A Doll’s House is a play I’ve seen more than once and studied. It isn’t a happy work, but it does have a lot to tell us about the ways in which our best endeavours for the ones we love the most can blow up in our faces and cause life-long harm. This version by Zinnie Harris, staged by the Royal Lyceum Theatre and the National Theatre of Scotland, has lost none of the intense moral centre of Ibsen’s original.

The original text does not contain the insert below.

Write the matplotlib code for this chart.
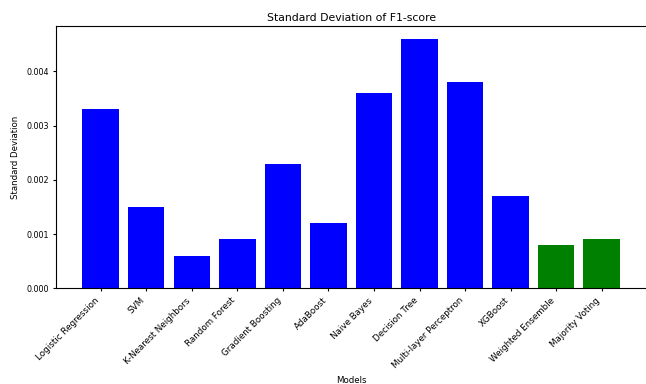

Harris took the play out of the banking world and into the political one where trust is equally important. Trust is all the politician has to allow him (and they were him) to lead his flock by the even-handed use of power that can be frighteningly all-embracing. At the core of the work is the issue of whether wrong-doing is ever justified. Thomas tells the embattled Nora everyone always has choices. Do we? What kind of choices? Choices might be to not buy a small car for the country cottage so one can re-decorate the drawing room, but equally might be not to put the heating on because then you can’t buy food. Thomas says they would face consequences together and then when he has to is unable to see beyond what he would lose and falls into the myth Nora created to save him from the stigma of being known to suffer from mental paralysis. I had pneumonia, he says without pausing for breath.

Excellent performances by the cast kept the pace moving along and the audience quiet. Lucianne McEvoy as Christine and Brian McCardie as Kelman were a delight to watch. Amy Manson was an engaging Nora.

On a personal note, I was really pleased the pears used in the scene we bloggers were privileged to see  pre-opening, had been abandoned.

Run continues. Well worth your time.